Source code of charts:
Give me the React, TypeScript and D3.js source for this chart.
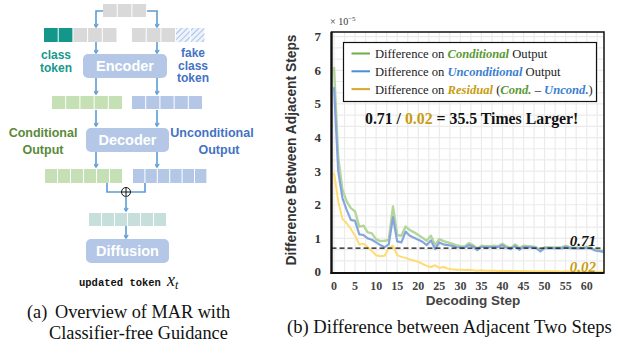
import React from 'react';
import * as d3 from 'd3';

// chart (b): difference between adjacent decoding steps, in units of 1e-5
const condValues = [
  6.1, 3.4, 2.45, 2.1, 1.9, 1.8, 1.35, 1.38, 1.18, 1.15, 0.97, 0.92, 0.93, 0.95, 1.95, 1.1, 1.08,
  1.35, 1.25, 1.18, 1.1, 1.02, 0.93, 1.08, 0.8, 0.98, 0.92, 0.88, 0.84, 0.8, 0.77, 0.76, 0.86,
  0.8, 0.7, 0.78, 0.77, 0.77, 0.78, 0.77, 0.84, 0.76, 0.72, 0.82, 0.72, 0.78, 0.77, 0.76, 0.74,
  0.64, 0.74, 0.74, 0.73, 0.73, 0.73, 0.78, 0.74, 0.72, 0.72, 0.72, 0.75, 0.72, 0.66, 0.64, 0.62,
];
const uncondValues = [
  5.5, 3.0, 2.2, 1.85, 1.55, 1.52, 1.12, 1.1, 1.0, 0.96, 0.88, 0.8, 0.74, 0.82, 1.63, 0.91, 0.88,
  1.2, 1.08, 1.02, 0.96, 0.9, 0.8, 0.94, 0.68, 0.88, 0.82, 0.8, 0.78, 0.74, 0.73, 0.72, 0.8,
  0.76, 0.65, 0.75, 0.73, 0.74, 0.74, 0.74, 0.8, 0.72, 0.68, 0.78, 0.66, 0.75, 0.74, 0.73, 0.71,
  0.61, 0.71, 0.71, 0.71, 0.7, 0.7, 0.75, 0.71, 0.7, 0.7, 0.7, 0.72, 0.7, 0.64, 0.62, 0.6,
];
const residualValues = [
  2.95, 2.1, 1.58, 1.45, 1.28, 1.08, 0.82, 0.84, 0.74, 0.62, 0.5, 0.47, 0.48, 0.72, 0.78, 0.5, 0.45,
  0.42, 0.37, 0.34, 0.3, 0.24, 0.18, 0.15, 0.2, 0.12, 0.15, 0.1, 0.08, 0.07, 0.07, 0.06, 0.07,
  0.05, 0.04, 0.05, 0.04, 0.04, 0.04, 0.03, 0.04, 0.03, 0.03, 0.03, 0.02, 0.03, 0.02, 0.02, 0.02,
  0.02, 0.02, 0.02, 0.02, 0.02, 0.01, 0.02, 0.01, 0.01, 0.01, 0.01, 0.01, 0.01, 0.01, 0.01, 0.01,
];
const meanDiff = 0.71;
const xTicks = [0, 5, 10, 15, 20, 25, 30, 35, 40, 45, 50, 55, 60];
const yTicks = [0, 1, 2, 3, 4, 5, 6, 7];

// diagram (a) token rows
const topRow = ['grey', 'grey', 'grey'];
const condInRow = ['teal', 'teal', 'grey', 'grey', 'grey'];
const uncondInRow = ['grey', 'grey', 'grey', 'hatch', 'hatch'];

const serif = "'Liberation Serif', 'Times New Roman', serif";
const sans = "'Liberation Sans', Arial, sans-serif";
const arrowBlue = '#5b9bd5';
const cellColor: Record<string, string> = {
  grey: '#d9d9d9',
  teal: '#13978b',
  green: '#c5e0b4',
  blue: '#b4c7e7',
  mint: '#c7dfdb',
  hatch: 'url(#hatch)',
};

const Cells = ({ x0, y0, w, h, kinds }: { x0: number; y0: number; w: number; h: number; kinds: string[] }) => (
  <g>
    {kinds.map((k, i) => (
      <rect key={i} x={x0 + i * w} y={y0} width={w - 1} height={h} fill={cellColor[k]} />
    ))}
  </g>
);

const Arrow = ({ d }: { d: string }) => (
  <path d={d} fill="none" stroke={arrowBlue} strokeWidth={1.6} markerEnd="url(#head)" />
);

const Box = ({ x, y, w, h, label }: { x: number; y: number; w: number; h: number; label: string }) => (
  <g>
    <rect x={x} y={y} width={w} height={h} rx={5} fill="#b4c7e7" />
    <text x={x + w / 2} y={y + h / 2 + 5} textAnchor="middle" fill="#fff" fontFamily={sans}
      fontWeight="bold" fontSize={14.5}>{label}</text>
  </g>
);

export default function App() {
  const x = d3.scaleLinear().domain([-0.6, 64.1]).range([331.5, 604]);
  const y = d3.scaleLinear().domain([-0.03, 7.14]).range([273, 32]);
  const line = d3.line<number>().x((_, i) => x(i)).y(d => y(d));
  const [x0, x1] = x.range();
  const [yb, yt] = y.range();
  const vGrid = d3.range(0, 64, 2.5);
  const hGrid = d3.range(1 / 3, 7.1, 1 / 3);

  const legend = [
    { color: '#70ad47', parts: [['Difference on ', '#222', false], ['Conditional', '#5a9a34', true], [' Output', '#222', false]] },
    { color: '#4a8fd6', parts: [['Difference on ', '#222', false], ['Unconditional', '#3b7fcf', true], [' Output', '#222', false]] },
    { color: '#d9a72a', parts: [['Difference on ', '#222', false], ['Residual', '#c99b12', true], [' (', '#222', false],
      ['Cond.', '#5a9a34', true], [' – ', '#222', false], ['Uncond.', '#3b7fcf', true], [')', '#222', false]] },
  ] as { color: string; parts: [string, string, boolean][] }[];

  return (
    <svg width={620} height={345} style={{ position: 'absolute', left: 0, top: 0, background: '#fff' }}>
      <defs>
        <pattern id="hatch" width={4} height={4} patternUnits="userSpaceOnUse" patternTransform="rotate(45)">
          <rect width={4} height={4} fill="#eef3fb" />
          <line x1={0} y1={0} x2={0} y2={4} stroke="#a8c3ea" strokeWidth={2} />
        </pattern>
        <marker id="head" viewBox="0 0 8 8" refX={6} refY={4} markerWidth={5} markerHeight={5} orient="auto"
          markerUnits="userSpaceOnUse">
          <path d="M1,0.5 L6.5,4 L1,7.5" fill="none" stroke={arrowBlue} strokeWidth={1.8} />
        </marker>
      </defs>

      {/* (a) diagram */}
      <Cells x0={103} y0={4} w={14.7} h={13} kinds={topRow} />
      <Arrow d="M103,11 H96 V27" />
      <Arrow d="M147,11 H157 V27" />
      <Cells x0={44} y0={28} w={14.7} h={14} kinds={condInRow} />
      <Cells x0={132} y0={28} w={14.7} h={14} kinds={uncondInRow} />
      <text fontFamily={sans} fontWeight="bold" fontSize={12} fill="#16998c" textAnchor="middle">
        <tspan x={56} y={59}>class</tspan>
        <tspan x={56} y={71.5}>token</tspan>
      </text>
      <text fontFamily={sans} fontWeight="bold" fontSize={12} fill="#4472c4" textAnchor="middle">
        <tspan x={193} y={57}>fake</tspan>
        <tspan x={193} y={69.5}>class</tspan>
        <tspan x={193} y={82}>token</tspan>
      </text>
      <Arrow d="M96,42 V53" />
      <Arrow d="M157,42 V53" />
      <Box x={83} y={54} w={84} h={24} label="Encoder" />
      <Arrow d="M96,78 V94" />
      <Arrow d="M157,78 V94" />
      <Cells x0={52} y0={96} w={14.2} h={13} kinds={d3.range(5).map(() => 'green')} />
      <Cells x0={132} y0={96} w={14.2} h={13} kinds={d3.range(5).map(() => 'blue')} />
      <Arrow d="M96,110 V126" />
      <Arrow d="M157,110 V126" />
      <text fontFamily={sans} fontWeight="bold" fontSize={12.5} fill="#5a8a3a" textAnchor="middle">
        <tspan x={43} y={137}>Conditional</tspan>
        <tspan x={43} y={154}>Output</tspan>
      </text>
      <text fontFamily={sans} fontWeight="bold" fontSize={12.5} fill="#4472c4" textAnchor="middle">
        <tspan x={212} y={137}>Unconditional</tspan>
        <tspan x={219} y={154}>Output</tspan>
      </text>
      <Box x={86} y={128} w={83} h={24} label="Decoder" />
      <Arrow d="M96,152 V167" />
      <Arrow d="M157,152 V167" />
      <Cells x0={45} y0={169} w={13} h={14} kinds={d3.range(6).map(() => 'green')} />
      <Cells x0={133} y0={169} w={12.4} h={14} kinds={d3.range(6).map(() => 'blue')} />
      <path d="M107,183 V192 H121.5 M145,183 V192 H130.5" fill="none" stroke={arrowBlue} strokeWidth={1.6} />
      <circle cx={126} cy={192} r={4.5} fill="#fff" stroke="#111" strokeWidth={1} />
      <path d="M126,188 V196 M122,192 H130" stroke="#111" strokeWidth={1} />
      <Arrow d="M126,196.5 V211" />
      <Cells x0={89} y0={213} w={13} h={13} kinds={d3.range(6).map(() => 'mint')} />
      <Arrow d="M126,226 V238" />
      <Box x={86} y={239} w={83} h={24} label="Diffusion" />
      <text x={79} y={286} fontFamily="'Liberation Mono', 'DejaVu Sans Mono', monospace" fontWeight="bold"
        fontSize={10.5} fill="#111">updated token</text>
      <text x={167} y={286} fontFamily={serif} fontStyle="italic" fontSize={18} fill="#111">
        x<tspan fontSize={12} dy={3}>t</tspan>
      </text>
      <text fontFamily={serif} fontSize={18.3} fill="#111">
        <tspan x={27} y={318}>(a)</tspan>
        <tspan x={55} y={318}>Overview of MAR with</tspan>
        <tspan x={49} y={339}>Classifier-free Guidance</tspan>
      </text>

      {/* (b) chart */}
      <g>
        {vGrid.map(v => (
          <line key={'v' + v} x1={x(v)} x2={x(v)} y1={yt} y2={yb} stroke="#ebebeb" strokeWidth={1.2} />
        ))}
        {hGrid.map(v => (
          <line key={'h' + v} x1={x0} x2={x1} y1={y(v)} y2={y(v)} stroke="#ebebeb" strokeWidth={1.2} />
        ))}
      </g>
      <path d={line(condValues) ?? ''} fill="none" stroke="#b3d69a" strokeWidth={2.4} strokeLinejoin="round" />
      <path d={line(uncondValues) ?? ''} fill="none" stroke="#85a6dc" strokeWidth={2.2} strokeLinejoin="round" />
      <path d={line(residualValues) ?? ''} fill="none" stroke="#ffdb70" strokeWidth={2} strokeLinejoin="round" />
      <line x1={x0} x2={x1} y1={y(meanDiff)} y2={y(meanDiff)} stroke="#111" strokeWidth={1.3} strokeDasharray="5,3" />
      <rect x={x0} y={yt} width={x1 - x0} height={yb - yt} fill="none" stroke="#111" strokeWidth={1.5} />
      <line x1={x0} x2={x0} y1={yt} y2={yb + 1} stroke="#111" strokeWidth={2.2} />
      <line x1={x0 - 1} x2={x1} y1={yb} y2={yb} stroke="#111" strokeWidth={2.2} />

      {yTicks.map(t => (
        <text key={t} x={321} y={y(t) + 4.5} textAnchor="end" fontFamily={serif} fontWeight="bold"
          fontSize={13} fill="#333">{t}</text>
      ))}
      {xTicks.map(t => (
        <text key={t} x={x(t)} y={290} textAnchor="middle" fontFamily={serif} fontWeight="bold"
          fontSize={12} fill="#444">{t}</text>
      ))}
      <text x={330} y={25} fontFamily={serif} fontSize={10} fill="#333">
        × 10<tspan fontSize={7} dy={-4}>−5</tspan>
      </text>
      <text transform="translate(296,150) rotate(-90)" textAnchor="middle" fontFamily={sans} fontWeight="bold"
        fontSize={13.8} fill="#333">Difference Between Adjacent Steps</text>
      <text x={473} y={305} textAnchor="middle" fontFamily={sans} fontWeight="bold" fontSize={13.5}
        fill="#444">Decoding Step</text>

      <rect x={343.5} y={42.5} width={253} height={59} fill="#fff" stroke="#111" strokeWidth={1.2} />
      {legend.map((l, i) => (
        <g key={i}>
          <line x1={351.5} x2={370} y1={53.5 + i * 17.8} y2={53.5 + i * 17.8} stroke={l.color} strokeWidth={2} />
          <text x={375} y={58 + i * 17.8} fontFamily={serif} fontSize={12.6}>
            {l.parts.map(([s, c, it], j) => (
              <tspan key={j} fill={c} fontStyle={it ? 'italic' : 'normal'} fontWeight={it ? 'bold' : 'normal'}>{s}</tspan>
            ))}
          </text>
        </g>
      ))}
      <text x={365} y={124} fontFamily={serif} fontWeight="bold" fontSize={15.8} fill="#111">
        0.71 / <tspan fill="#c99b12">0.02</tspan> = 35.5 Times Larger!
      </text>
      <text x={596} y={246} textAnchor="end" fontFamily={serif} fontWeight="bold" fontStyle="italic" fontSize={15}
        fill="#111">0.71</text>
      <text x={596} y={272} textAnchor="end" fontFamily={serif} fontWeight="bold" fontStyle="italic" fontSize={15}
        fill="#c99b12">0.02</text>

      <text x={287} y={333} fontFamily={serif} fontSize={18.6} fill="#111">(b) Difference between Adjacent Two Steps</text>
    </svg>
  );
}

--

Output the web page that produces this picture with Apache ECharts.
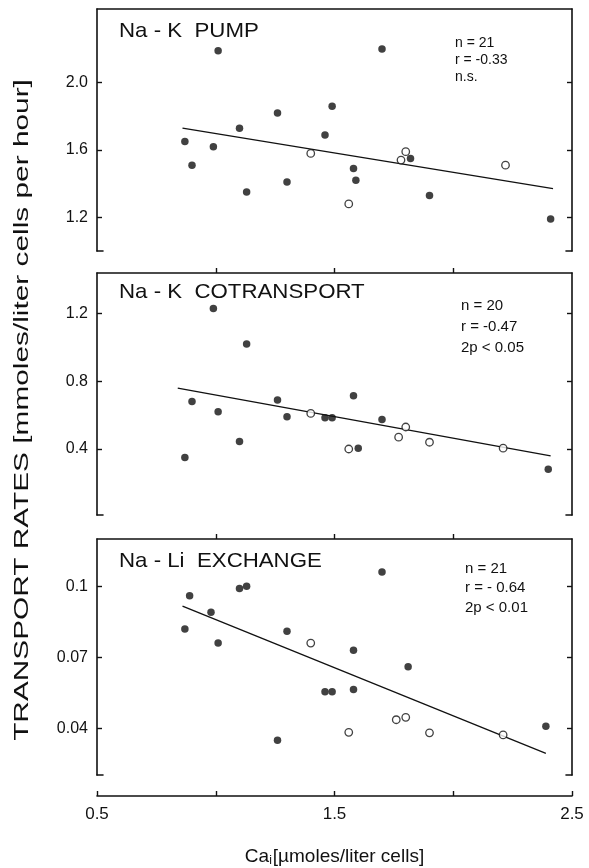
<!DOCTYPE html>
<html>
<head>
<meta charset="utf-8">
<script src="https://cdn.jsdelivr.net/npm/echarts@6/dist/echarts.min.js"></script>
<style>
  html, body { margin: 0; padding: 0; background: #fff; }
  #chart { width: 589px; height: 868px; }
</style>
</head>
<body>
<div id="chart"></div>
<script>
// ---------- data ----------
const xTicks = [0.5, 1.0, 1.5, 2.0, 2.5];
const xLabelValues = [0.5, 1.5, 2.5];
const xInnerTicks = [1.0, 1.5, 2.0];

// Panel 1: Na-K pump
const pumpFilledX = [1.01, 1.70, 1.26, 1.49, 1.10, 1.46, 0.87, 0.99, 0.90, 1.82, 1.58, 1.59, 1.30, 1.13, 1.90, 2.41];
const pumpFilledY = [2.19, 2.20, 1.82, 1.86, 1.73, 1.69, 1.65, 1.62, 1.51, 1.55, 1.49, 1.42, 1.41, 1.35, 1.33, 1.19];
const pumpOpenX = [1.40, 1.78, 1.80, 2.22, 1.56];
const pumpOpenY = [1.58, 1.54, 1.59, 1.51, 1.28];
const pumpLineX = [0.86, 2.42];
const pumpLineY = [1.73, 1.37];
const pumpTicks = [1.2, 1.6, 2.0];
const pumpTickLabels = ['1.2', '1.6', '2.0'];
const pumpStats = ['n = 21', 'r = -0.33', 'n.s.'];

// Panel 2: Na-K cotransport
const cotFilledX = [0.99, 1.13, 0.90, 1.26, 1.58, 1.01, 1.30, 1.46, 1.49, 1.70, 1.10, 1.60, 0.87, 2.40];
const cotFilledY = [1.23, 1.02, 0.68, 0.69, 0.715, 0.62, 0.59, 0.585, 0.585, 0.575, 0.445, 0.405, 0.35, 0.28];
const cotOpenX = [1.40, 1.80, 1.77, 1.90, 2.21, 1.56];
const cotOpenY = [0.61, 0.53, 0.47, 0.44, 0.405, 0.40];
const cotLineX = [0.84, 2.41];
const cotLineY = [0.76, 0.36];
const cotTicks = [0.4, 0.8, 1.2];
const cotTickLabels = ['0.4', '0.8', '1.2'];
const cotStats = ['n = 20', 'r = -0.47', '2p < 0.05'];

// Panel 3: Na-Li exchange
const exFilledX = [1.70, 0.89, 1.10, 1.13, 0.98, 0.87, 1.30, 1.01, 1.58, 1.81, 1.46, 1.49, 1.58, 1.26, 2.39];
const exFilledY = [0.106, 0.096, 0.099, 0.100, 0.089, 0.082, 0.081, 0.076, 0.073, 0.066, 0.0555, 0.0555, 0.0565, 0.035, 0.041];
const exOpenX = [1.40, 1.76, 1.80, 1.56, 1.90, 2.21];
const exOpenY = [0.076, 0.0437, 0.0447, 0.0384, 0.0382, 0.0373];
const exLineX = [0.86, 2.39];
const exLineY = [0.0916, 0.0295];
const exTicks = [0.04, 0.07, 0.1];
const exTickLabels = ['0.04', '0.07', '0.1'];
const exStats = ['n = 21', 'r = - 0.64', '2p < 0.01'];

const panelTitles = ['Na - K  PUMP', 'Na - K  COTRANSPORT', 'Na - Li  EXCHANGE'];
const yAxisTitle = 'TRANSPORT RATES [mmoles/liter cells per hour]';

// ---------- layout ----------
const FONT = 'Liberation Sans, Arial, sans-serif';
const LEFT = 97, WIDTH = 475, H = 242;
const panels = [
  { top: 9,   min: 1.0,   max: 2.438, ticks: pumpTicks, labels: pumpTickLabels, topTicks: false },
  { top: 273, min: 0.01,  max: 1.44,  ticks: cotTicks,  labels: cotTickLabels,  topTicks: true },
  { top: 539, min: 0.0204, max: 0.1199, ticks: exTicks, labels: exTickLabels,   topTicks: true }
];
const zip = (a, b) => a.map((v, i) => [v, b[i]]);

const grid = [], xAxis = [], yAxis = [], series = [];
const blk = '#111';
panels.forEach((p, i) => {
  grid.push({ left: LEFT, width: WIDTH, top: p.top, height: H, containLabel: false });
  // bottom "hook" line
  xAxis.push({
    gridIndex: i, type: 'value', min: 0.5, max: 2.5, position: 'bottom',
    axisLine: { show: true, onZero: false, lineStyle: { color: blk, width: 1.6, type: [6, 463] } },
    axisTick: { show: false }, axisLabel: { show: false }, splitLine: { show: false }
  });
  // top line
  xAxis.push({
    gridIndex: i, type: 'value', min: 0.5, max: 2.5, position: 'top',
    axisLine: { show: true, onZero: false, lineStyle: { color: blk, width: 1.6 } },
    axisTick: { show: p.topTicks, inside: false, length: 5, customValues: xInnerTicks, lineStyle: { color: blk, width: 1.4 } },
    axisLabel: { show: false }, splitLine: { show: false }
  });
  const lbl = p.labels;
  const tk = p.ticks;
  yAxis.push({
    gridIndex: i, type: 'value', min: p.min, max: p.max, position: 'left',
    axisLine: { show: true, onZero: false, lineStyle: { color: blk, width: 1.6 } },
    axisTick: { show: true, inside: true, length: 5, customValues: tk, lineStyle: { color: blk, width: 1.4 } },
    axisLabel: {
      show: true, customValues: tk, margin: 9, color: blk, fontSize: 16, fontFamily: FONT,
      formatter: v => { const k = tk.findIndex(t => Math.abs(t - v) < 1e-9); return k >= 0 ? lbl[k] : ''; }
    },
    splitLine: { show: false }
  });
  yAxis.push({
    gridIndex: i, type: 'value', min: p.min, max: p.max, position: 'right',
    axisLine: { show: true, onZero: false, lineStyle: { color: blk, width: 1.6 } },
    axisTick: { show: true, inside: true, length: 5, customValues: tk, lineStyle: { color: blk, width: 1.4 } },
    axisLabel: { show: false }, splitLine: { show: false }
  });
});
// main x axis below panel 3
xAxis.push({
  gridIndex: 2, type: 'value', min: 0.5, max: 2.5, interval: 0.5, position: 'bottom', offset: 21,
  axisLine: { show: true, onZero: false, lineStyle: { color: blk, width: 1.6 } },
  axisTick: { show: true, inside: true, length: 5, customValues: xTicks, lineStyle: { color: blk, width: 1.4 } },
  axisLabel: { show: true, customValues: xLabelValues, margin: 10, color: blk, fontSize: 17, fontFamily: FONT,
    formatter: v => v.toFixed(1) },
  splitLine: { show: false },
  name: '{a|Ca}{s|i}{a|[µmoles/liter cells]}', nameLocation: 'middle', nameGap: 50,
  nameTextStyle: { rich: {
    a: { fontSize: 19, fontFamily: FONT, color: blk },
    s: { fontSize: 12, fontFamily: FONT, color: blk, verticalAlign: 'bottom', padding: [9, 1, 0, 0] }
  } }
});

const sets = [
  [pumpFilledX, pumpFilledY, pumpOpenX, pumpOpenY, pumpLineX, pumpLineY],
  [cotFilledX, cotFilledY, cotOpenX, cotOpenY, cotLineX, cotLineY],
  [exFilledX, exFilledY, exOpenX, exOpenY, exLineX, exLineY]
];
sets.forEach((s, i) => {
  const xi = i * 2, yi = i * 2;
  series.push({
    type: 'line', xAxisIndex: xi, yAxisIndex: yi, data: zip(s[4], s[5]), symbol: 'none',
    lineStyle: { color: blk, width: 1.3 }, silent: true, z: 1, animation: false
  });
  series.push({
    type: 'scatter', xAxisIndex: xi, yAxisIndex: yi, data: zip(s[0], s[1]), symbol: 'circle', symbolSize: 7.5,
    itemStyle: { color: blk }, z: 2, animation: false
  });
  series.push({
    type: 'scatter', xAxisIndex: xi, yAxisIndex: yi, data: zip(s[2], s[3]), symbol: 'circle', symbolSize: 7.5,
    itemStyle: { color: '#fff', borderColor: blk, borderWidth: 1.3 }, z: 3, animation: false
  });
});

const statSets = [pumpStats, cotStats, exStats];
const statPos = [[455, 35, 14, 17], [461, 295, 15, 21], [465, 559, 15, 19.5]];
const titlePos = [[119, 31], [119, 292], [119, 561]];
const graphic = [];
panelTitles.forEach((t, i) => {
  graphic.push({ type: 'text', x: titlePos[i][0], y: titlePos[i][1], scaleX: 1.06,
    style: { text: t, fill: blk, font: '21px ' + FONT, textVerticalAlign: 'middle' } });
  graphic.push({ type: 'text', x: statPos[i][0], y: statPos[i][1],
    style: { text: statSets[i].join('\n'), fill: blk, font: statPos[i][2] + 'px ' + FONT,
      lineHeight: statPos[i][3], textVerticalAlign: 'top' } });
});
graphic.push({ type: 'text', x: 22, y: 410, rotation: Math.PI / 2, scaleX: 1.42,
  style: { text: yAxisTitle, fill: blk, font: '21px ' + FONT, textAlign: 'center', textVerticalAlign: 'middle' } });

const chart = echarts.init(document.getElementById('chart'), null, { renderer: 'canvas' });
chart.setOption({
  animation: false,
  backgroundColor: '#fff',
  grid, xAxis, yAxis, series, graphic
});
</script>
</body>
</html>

__What the task requires__
What's needed is an exact copy of the lines above from the one with "Give me the" through the one with "import * as d3 from 'd3';", both included; the pictures stay out.

__Answer to the task__
Give me the React, TypeScript and D3.js source for this chart.
import React from 'react';
import * as d3 from 'd3';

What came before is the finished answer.